Rows from a dataset of charts and code
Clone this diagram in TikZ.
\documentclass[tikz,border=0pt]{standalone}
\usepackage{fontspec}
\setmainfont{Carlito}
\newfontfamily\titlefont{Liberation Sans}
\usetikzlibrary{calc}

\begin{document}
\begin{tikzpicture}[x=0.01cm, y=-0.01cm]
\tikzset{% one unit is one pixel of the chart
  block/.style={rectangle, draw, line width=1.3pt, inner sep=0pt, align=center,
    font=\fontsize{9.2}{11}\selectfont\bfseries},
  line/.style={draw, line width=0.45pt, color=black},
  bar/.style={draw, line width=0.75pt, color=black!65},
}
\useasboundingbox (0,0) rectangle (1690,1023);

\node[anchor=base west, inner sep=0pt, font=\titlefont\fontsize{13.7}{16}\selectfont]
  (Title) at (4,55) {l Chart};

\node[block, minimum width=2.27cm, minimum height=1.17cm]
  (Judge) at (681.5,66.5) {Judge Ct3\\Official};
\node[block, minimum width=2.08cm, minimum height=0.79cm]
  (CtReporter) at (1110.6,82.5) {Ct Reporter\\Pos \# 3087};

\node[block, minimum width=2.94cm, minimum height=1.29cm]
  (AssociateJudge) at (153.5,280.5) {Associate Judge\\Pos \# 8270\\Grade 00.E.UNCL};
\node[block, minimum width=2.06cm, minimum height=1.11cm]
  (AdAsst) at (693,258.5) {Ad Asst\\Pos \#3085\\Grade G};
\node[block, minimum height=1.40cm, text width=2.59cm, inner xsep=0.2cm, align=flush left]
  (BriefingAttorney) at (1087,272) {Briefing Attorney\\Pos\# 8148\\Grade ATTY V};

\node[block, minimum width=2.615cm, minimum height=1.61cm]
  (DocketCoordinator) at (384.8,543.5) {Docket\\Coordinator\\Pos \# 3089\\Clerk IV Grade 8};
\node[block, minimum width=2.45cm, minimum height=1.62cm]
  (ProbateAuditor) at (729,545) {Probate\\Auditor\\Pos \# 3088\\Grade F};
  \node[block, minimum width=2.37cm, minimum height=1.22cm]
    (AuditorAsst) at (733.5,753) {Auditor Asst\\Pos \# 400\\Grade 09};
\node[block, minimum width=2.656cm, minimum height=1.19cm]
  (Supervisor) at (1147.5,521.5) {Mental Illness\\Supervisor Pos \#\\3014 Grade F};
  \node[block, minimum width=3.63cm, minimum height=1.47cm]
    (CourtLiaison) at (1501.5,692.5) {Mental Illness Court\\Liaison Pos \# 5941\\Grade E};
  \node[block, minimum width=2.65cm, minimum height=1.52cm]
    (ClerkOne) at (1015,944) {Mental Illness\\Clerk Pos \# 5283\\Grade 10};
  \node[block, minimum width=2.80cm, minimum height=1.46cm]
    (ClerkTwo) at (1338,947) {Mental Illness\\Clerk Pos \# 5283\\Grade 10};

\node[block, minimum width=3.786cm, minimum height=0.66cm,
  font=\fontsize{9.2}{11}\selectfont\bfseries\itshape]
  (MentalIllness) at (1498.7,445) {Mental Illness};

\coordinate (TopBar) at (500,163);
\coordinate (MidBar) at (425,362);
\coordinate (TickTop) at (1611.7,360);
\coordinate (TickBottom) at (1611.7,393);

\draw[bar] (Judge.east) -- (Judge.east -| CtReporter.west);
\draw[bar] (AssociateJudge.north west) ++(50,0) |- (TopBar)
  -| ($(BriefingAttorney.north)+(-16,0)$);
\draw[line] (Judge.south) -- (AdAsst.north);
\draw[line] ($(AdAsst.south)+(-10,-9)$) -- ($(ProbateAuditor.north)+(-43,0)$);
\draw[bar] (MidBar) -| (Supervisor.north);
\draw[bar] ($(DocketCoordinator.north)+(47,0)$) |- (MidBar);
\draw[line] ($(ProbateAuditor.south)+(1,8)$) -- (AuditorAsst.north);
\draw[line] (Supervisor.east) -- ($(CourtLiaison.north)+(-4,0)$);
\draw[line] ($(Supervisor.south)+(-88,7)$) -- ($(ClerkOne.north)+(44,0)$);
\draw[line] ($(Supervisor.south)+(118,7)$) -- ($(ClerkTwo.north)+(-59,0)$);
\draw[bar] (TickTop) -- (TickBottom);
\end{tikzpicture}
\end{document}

---

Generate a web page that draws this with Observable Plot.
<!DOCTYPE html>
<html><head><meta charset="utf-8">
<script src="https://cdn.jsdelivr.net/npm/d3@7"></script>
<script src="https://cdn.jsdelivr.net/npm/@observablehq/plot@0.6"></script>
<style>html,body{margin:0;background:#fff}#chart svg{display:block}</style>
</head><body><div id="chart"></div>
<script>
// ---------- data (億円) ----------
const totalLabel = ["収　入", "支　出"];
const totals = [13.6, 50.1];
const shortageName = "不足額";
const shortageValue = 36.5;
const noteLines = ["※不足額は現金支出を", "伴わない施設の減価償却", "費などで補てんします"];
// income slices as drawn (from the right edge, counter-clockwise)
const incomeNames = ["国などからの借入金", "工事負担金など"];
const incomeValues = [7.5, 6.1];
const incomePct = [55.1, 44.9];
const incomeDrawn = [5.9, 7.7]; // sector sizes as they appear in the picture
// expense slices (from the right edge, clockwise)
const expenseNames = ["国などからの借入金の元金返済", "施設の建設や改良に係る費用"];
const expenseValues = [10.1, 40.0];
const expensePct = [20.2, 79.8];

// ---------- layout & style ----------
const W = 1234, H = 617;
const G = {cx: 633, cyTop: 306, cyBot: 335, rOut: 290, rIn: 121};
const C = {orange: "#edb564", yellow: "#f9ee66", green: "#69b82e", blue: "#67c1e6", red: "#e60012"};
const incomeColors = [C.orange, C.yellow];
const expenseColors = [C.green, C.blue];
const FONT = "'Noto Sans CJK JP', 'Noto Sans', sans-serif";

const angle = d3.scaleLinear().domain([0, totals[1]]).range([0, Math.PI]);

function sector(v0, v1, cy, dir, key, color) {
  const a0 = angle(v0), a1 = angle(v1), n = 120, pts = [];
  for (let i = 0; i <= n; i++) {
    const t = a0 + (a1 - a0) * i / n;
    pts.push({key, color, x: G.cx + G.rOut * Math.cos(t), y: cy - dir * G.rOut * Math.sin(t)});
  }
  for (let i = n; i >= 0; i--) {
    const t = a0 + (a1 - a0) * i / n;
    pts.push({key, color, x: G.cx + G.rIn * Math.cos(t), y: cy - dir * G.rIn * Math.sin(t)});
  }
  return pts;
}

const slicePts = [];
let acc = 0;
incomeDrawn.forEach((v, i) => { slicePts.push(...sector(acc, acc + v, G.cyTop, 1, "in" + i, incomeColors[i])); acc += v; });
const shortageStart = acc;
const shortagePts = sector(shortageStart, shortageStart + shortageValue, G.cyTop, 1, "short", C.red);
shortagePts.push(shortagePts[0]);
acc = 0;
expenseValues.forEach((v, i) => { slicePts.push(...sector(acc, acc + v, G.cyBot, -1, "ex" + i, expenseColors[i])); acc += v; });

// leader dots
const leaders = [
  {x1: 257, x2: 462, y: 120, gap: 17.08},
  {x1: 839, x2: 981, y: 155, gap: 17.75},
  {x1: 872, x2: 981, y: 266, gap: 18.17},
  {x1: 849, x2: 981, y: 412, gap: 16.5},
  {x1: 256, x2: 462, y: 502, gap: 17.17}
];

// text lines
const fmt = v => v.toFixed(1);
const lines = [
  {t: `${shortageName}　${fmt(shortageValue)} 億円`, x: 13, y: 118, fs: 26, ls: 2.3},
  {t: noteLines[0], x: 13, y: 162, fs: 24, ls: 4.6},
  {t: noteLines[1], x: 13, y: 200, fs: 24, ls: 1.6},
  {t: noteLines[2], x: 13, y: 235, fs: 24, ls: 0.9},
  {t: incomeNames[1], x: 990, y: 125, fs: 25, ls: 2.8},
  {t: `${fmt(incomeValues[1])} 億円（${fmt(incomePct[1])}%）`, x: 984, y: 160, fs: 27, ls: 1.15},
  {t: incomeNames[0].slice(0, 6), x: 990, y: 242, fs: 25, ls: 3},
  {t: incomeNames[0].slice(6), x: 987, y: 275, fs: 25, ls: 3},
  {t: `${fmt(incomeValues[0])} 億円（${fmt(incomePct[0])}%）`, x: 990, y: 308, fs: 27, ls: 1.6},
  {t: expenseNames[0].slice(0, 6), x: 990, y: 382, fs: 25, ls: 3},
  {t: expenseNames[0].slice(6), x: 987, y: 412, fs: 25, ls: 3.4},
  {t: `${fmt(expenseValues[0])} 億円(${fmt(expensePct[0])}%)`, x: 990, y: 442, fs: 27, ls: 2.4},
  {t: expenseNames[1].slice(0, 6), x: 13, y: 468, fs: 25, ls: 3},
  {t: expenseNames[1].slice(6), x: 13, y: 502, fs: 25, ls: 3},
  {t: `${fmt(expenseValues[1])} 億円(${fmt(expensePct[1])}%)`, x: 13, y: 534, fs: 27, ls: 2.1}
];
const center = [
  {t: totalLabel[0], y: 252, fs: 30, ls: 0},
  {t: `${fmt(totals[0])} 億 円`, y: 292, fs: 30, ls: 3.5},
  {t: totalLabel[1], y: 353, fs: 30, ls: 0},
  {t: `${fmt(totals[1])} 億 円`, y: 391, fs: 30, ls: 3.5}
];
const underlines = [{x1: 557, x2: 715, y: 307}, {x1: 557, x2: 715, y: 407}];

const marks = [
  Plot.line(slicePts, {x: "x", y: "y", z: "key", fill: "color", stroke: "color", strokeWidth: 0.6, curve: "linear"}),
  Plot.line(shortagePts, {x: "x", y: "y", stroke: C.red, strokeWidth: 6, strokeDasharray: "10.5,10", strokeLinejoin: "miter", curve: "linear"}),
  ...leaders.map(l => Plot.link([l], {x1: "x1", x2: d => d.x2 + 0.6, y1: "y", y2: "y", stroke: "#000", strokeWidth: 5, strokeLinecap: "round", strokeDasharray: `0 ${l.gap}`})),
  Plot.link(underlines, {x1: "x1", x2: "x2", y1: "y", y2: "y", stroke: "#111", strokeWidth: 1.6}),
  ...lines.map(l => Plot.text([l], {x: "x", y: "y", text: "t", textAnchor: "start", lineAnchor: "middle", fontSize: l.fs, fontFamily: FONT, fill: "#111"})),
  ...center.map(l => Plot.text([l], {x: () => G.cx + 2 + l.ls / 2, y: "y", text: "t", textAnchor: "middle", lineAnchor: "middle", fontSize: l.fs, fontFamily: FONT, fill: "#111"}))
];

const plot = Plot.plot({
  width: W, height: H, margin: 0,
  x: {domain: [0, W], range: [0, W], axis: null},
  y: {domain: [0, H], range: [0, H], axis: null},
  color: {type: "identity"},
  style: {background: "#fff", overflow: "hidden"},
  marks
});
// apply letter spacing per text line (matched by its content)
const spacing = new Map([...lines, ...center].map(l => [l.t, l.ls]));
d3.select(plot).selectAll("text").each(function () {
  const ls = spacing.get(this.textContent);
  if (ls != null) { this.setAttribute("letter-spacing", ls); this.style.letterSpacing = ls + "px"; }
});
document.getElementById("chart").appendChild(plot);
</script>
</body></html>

==

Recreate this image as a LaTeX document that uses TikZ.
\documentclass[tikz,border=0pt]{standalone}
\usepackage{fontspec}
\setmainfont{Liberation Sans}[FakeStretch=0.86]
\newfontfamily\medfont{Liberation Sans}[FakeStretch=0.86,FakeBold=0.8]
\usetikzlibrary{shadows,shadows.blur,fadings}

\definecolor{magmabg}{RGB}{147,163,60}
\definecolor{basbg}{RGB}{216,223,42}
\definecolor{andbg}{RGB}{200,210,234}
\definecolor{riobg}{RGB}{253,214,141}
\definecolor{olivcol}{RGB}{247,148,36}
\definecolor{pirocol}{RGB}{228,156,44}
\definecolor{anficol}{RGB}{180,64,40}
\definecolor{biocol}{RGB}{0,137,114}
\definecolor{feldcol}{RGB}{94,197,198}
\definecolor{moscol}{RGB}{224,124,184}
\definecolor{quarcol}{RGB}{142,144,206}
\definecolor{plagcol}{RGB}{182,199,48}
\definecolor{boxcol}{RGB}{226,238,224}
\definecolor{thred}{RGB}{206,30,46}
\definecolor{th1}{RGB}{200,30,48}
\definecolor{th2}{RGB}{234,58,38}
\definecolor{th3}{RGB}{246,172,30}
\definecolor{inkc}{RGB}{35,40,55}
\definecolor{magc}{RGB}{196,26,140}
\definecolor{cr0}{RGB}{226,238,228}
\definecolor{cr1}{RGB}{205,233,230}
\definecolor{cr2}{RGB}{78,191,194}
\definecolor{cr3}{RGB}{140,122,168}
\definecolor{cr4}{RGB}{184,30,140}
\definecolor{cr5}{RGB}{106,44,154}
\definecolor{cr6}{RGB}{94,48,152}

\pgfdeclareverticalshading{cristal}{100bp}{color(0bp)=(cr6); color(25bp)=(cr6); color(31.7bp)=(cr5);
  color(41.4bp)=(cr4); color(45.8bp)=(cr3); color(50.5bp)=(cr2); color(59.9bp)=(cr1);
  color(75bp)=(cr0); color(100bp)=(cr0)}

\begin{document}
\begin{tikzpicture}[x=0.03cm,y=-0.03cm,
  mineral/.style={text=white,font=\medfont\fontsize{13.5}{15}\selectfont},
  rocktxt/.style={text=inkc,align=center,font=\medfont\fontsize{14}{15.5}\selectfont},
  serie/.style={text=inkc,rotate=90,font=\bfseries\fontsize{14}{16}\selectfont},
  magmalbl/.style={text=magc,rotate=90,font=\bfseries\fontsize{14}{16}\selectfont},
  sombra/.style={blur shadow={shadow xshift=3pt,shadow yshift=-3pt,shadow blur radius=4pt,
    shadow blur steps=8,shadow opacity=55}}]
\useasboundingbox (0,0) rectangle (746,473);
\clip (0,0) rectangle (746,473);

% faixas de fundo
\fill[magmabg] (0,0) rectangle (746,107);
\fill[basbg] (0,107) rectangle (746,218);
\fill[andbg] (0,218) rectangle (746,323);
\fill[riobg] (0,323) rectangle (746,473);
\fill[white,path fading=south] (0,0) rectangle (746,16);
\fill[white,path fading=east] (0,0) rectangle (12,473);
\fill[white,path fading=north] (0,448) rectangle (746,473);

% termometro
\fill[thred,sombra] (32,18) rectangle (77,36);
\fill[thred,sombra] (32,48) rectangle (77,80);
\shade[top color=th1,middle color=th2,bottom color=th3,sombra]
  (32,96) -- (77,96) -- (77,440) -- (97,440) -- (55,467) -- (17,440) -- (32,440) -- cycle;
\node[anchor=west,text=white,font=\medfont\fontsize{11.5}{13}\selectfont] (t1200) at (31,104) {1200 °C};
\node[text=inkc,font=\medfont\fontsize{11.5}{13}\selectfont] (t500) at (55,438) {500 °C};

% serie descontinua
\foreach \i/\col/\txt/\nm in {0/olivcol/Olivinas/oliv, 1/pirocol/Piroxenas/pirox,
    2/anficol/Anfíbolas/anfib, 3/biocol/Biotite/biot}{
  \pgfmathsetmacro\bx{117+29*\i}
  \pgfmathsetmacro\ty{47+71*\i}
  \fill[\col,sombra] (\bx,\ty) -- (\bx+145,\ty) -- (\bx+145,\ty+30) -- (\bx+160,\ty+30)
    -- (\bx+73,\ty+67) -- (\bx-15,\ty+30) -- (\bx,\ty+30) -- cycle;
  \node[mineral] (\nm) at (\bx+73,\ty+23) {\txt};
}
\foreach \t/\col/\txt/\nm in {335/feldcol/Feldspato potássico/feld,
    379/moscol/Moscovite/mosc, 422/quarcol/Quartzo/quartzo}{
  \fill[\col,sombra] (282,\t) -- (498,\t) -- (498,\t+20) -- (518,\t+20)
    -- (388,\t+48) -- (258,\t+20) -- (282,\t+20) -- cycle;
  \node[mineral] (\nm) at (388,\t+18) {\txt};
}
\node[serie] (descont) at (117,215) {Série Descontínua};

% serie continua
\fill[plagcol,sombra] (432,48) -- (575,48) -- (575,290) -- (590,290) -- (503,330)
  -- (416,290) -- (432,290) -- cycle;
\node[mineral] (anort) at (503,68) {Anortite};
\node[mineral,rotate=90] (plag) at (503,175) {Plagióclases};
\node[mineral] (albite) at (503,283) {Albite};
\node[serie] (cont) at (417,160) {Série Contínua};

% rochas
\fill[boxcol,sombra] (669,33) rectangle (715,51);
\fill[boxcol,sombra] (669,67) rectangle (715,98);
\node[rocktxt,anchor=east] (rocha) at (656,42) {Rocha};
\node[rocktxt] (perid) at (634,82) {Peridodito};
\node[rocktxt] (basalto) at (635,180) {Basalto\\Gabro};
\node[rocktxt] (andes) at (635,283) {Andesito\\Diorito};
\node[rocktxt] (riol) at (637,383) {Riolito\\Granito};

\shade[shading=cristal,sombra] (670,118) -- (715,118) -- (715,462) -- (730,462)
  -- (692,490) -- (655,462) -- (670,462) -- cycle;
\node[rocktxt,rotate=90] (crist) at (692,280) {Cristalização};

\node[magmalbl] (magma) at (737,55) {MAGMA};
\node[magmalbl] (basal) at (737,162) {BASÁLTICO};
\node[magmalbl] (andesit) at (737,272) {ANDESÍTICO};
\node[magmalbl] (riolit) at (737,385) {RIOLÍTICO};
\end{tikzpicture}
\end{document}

> To be done
Retype the records above, but only those lines that fall between the line containing "Clone this diagram in TikZ." and the line containing "(Title) at (4,55)", with both of those lines included, exactly as written.

> Output of the exercise
Clone this diagram in TikZ.
\documentclass[tikz,border=0pt]{standalone}
\usepackage{fontspec}
\setmainfont{Carlito}
\newfontfamily\titlefont{Liberation Sans}
\usetikzlibrary{calc}

\begin{document}
\begin{tikzpicture}[x=0.01cm, y=-0.01cm]
\tikzset{% one unit is one pixel of the chart
  block/.style={rectangle, draw, line width=1.3pt, inner sep=0pt, align=center,
    font=\fontsize{9.2}{11}\selectfont\bfseries},
  line/.style={draw, line width=0.45pt, color=black},
  bar/.style={draw, line width=0.75pt, color=black!65},
}
\useasboundingbox (0,0) rectangle (1690,1023);

\node[anchor=base west, inner sep=0pt, font=\titlefont\fontsize{13.7}{16}\selectfont]
  (Title) at (4,55) {l Chart};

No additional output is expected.